When Miguel F. Latz, a 75-year-old German-born Union Civil War veteran and former mayor of Magdalena, Mexico was detained in Los Angeles in July 1918 for possessing a revolver, the L.A. Times proudly declared, “Hun-Mexican is Arrested.”

Though anti-German violence seems to have been relatively rare in Pasadena, a local chapter of the American Protective League, a private citizens’ group formed in Chicago in 1917 to root out suspected spies, draft dodgers, anarchists, and left-wing activists, probably contributed to a general climate of fear.

One notable incident took place in December, 1918, after fighting had ceased. Three young German women who worked as housekeepers in Pasadena reported being harassed by their respective employers.
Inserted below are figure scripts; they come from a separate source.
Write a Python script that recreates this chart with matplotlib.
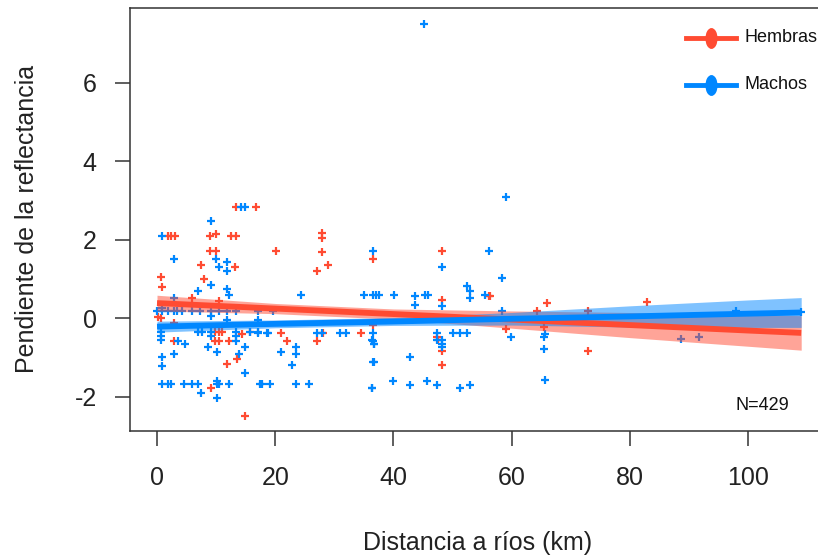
import matplotlib
matplotlib.use("Agg")
import matplotlib.pyplot as plt
import numpy as np
from matplotlib.lines import Line2D
from matplotlib.path import Path
from matplotlib.transforms import Affine2D

plt.rcParams['font.family'] = ['Liberation Sans', 'DejaVu Sans']
plt.rcParams['axes.unicode_minus'] = False

# Scatter points (Hembras = females, Machos = males)
hembras_x = [13.4, 16.8, 1.9, 2.3, 3.0, 9.0, 10.0, 12.6, 13.3, 9.0, 10.0, 7.4, 13.2,
             0.6, 8.0, 0.85, 5.9, 10.5, 0.6, 2.8, 9.8, 10.5, 11.0, 2.8, 9.8, 10.5,
             12.2, 14.3, 15.7, 13.6, 11.8, 9.1, 14.9, 0.2, 27.9, 27.9, 27.9, 20.2,
             27.1, 29.0, 36.6, 21.0, 22.0, 27.1, 28.1, 34.5, 48.3, 48.3, 47.3, 47.5,
             48.3, 48.3, 36.6, 56.2, 56.3, 66.0, 64.3, 59.1, 65.4, 72.9, 72.9, 82.9]
hembras_y = [2.85, 2.85, 2.10, 2.10, 2.10, 2.10, 2.14, 2.10, 2.10, 1.72, 1.72, 1.35, 1.31,
             1.05, 1.01, 0.80, 0.52, 0.44, 0.02, -0.11, -0.35, -0.35, -0.35, -0.57, -0.57, -0.57,
             -0.57, -0.39, -0.35, -1.03, -1.15, -1.78, -2.48, 0.03, 2.18, 2.06, 1.68, 1.72,
             1.22, 1.35, 1.51, -0.36, -0.57, -0.57, -0.36, -0.36, 1.72, 0.48, -0.48, -0.55,
             -0.82, -1.19, -0.18, 0.56, 0.56, 0.39, 0.19, -0.27, -0.23, -0.82, 0.19, 0.43]

machos_x = [14.2, 14.9, 9.1, 0.85, 2.8, 10.0, 11.9, 10.5, 11.9, 9.1, 11.9, 12.2, 6.9, 2.8,
            0.0, 0.85, 1.9, 2.8, 3.3, 4.2, 5.9, 7.3, 9.1, 10.5, 11.9, 13.3, 17.1,
            0.85, 9.1, 11.9, 6.9, 7.6, 9.1, 13.3, 15.7, 17.1, 0.6, 0.6, 0.6, 3.6, 4.7,
            9.1, 13.3, 13.3, 14.9, 8.6, 10.2, 13.8, 2.8, 0.85, 0.85, 14.9,
            0.85, 1.9, 2.3, 4.5, 5.9, 6.9, 10.2, 10.5, 12.2, 17.4, 10.2, 7.4, 10.2,
            36.6, 24.3, 35.0, 36.6, 17.1, 19.7, 17.1, 18.6, 18.8, 27.1, 27.9, 30.9, 32.0,
            36.6, 36.6, 36.7, 23.5, 23.5, 21.0, 22.9, 36.6, 17.7, 19.1, 23.5, 25.7, 36.3,
            48.3, 56.2, 37.0, 37.6, 40.1, 45.3, 45.9, 43.7, 43.7, 52.4, 53.0, 53.0, 55.5,
            48.3, 36.3, 36.7, 47.3, 47.3, 48.3, 48.3, 48.3, 50.0, 51.3, 52.5, 42.8, 36.7,
            40.0, 42.8, 45.6, 47.3, 51.3, 53.0, 36.4, 59.1, 58.3, 58.3, 59.9, 65.4, 65.7,
            65.4, 65.7, 88.6, 91.7, 98.0, 109.0, 45.2]
machos_y = [2.85, 2.85, 2.47, 2.10, 1.51, 1.51, 1.43, 1.31, 1.22, 0.85, 0.76, 0.60, 0.69, 0.52,
            0.19, 0.19, 0.19, 0.19, 0.19, 0.19, 0.19, 0.19, 0.19, 0.19, 0.19, 0.19, 0.19,
            0.27, 0.06, -0.03, -0.35, -0.35, -0.35, -0.35, -0.35, -0.35, -0.35, -0.45, -0.56, -0.57, -0.65,
            -0.45, -0.45, -0.57, -0.73, -0.73, -0.86, -0.90, -0.90, -0.98, -1.22, -1.40,
            -1.68, -1.68, -1.68, -1.68, -1.68, -1.68, -1.68, -1.68, -1.68, -1.68, -1.60, -1.89, -2.02,
            1.72, 0.60, 0.60, 0.60, -0.03, 0.19, -0.36, -0.36, -0.36, -0.36, -0.36, -0.36, -0.36,
            -0.36, -0.57, -0.65, -0.73, -0.90, -0.86, -1.19, -1.10, -1.68, -1.68, -1.68, -1.68, -1.77,
            1.31, 1.72, 0.60, 0.60, 0.60, 0.60, 0.60, 0.56, 0.35, 0.82, 0.69, 0.52, 0.60,
            0.31, -0.56, -0.65, -0.36, -0.56, -0.56, -0.65, -0.73, -0.36, -0.36, -0.36, -0.98, -1.10,
            -1.60, -1.69, -1.60, -1.69, -1.78, -1.69, -1.77, 3.10, 1.02, 0.19, -0.48, -0.48, -0.40,
            -0.77, -1.56, -0.53, -0.48, 0.18, 0.16, 7.50]

# Fitted lines and confidence bands, read at a few distances
fit_x = [0, 20, 40, 60, 80, 100, 109]
hembras_fit = [0.39, 0.25, 0.11, -0.03, -0.17, -0.31, -0.37]
hembras_hw = [0.20, 0.13, 0.13, 0.22, 0.32, 0.40, 0.44]
machos_fit = [-0.21, -0.14, -0.08, -0.01, 0.05, 0.12, 0.15]
machos_hw = [0.14, 0.10, 0.10, 0.16, 0.27, 0.35, 0.38]

red = '#FF4B32'
blue = '#0087FF'

fig = plt.figure(figsize=(8.18, 5.58), dpi=100)
W, H = 818, 558
ax = fig.add_axes([130 / W, (H - 431) / H, 697.8 / W, 423 / H])

ax.plot(hembras_x, hembras_y, '+', color=red, ms=5.5, mew=1.6, zorder=2)
ax.plot(machos_x, machos_y, '+', color=blue, ms=5.5, mew=1.6, zorder=2)

fx = np.array(fit_x)
for fit, hw, c in [(hembras_fit, hembras_hw, red), (machos_fit, machos_hw, blue)]:
    f = np.array(fit)
    h = np.array(hw)
    ax.fill_between(fx, f - h, f + h, color=c, alpha=0.5, lw=0, zorder=3)
ax.plot(fx, hembras_fit, color=red, lw=4.2, zorder=4, solid_capstyle='butt')
ax.plot(fx, machos_fit, color=blue, lw=4.2, zorder=4, solid_capstyle='butt')

ax.set_xlim(-4.57, 113.5)
ax.set_ylim(-2.87, 7.91)
ax.set_xticks([0, 20, 40, 60, 80, 100])
ax.set_yticks([-2, 0, 2, 4, 6])
ax.spines['right'].set_visible(False)
for s in ['left', 'bottom', 'top']:
    ax.spines[s].set_linewidth(1.1)
    ax.spines[s].set_color('#333333')
ax.tick_params(length=11, width=1.1, color='#333333', labelsize=18,
               labelcolor='#222222')
ax.tick_params(axis='x', pad=14)
ax.tick_params(axis='y', pad=13)

fig.text(478 / W, 1 - 543 / H, 'Distancia a ríos (km)', ha='center', va='center',
         fontsize=18, color='#222222')
fig.text(27 / W, 1 - 219 / H, 'Pendiente de la reflectancia', ha='center', va='center',
         rotation=90, fontsize=18, color='#222222')

ax.text(97.8, -2.22, 'N=429', ha='left', va='center', fontsize=13, color='#111111')

# legend drawn by hand, it runs past the right edge
ell = Path.unit_circle().transformed(Affine2D().scale(0.55, 1.0))
for ypx, c, lab in [(38, red, 'Hembras'), (85, blue, 'Machos')]:
    yf = 1 - ypx / H
    fig.add_artist(Line2D([686 / W, 736 / W], [yf, yf], color=c, lw=3.5,
                          transform=fig.transFigure))
    fig.add_artist(Line2D([711 / W], [yf], marker=ell, ms=14, color=c, lw=0,
                          transform=fig.transFigure))
    fig.text(744 / W, yf, lab, ha='left', va='center', fontsize=13, color='#111111')

fig.savefig('out.png', dpi=100)
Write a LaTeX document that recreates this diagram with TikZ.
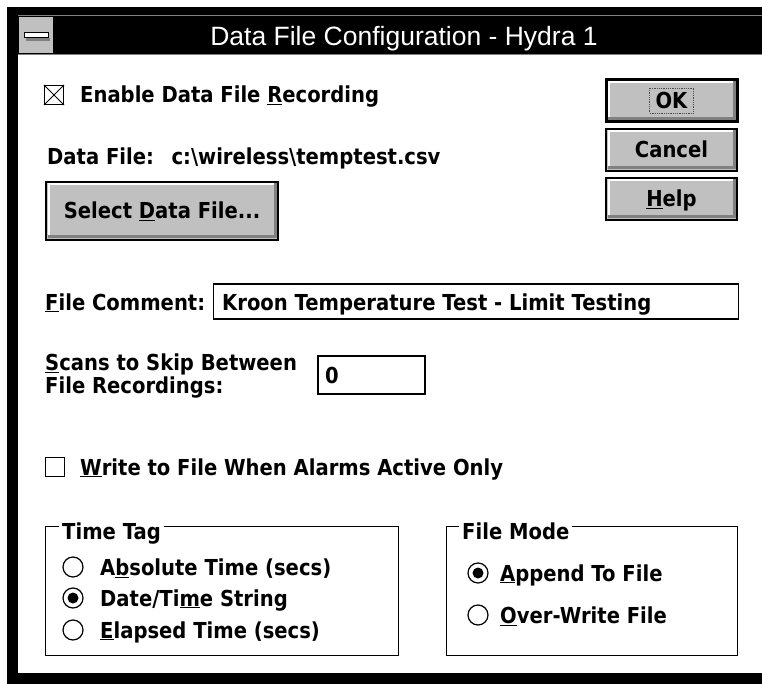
\documentclass[tikz,border=0pt]{standalone}
\usepackage{fontspec}
\setmainfont{DejaVu Sans}
\newfontfamily\uifont{DejaVu Sans}[FakeStretch=0.89]
\newfontfamily\titlefont{Liberation Sans}
\definecolor{btngray}{HTML}{C0C0C0}
\definecolor{btndark}{HTML}{808080}
\newcommand\winbtn[6]{%
  \node[btnface, minimum width=#4pt, minimum height=#5pt] (#1) at (#2,#3) {};
  \fill[white] ([shift={(1.5,1.5)}]#1.north west) rectangle ([shift={(-1.5,3.5)}]#1.north east);
  \fill[white] ([shift={(1.5,1.5)}]#1.north west) rectangle ([shift={(3.5,-1.5)}]#1.south west);
  \fill[btndark] ([shift={(1.5,-4.5)}]#1.south west) rectangle ([shift={(-1.5,-1.5)}]#1.south east);
  \fill[btndark] ([shift={(-4.5,1.5)}]#1.north east) rectangle ([shift={(-1.5,-1.5)}]#1.south east);
  \draw[line width=1.5pt] (#1.north west) rectangle (#1.south east);
  \node[ctr] (#1-t) at (#1.center) {#6};
}
\begin{document}
\begin{tikzpicture}[x=1pt,y=-1pt,
  ui/.style={font=\uifont\fontsize{22}{24}\selectfont\bfseries, inner sep=0pt, text height=16pt, text depth=0pt},
  lbl/.style={ui, anchor=west},
  ctr/.style={ui, anchor=center},
  btnface/.style={fill=btngray, inner sep=0pt, outer sep=0pt},
  field/.style={draw=black, line width=1.3pt, fill=white, inner sep=0pt},
  grp/.style={draw=black, line width=1pt},
  radio/.style={circle, draw=black, line width=1.2pt, fill=white, minimum size=20pt, inner sep=0pt},
  chk/.style={draw=black, line width=1.2pt, fill=white, minimum size=19pt, inner sep=0pt},
  grplbl/.style={ui, anchor=west, fill=white, inner xsep=3pt},
]
\useasboundingbox (0,0) rectangle (762,684);
\fill[white] (0,0) rectangle (762,684);
% window frame and title bar
\fill[black] (7,7) rectangle (762,684);
\draw[btndark, line width=1pt] (18,15.5) -- (762,15.5);
\fill[white] (18,55) rectangle (762,673);
\draw[btndark, line width=1pt] (18,54.5) -- (762,54.5);
\node[fill=btngray, minimum width=34pt, minimum height=36pt, inner sep=0pt] (sysmenu) at (36,35) {};
\fill[btndark] ([shift={(-10,3)}]sysmenu.center) rectangle ([shift={(14,6)}]sysmenu.center);
\node[draw=black, fill=white, line width=1pt, minimum width=24pt, minimum height=5pt, inner sep=0pt] (sysbar) at (sysmenu.center) {};
\node[font=\titlefont\fontsize{26.5}{30}\selectfont, text=white, inner sep=0pt, text height=19pt, text depth=0pt] (title) at (404,36.5) {Data File Configuration - Hydra 1};
% enable checkbox
\node[chk] (chkEnable) at (54,95) {};
\draw[line width=0.8pt] (chkEnable.north west) -- (chkEnable.south east) (chkEnable.north east) -- (chkEnable.south west);
\node[lbl] (lblEnable) at (80,95) {Enable Data File \underline{R}ecording};
% buttons
\winbtn{ok}{671.5}{100.5}{131}{42}{OK}
\draw[line width=3pt] (ok.north west) rectangle (ok.south east);
\draw[densely dotted, line width=0.8pt, black!70] ([shift={(-22,-12.5)}]ok.center) rectangle ([shift={(22,12.5)}]ok.center);
\winbtn{cancel}{671.5}{150}{131}{42}{Cancel}
\winbtn{help}{671.5}{199}{131}{42}{\underline{H}elp}
% data file
\node[lbl] (lblData) at (47,157) {Data File:\hspace{0.8em}c:\textbackslash wireless\textbackslash temptest.csv};
\winbtn{sel}{162}{211}{232}{58}{Select \underline{D}ata File...}
% file comment
\node[lbl] (lblComment) at (45,302) {\underline{F}ile Comment:};
\node[field, minimum width=525pt, minimum height=35pt, anchor=west] (txtComment) at (213,301.5) {};
\node[lbl] (txtCommentV) at (222,302) {Kroon Temperature Test - Limit Testing};
% scans
\node[lbl] (lblScans1) at (45,362) {\underline{S}cans to Skip Between};
\node[lbl] (lblScans2) at (45,385) {File Recordings:};
\node[field, minimum width=107pt, minimum height=38pt] (txtSkip) at (371.5,375) {};
\node[lbl] (txtSkipV) at (325,375) {0};
% write checkbox
\node[chk] (chkWrite) at (55,467) {};
\node[lbl] (lblWrite) at (80,467) {\underline{W}rite to File When Alarms Active Only};
% time tag group
\node[grp, minimum width=353pt, minimum height=129pt, anchor=north west, inner sep=0pt] (grpTime) at (45,526) {};
\node[grplbl] (lblTime) at (59,531) {Time Tag};
\node[radio] (rAbs) at (73,567) {};
\node[lbl] (lAbs) at (100,567) {A\underline{b}solute Time (secs)};
\node[radio] (rDate) at (73,598) {};
\fill (rDate.center) circle (5.5);
\node[lbl] (lDate) at (100,598) {Date/Ti\underline{m}e String};
\node[radio] (rEl) at (73,630) {};
\node[lbl] (lEl) at (100,630) {\underline{E}lapsed Time (secs)};
% file mode group
\node[grp, minimum width=291pt, minimum height=129pt, anchor=north west, inner sep=0pt] (grpMode) at (446,526) {};
\node[grplbl] (lblMode) at (459,531) {File Mode};
\node[radio] (rApp) at (478,573) {};
\fill (rApp.center) circle (5.5);
\node[lbl] (lApp) at (500,573) {\underline{A}ppend To File};
\node[radio] (rOver) at (478,615) {};
\node[lbl] (lOver) at (500,615) {\underline{O}ver-Write File};
\end{tikzpicture}
\end{document}
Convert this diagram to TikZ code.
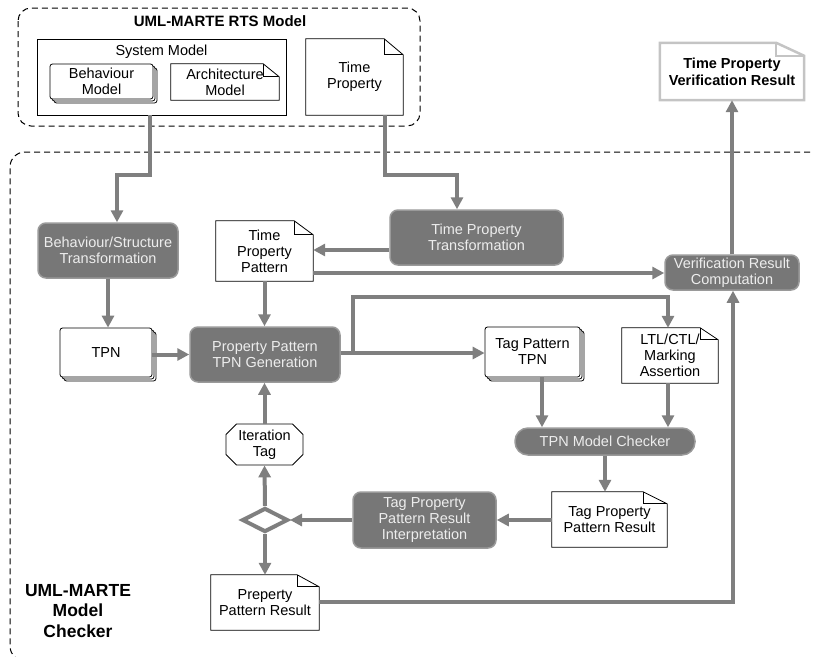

Newspaper illustration - New York Herald, March 28, 1918. (Library of Congress)

When they tried to quit, they were told that if they left, they would be sent to a prison camp for alien enemies. One was informed that she was suspected of being a German spy and that if she resigned, she would be shot. The women eventually took their complaints to the Pasadena Police Department, who resolved the matter, though it is unclear whether charges were ever pressed against the employers.

Several days later, on Christmas Eve, 1918, President Woodrow Wilson lifted the restrictions on alien enemies. Anti-German feelings quickly subsided, but residual fear lingered for many years afterward. As an indication of the war’s effect on Pasadena’s German community, by the late 1920s, no church in the city bore the word “German.”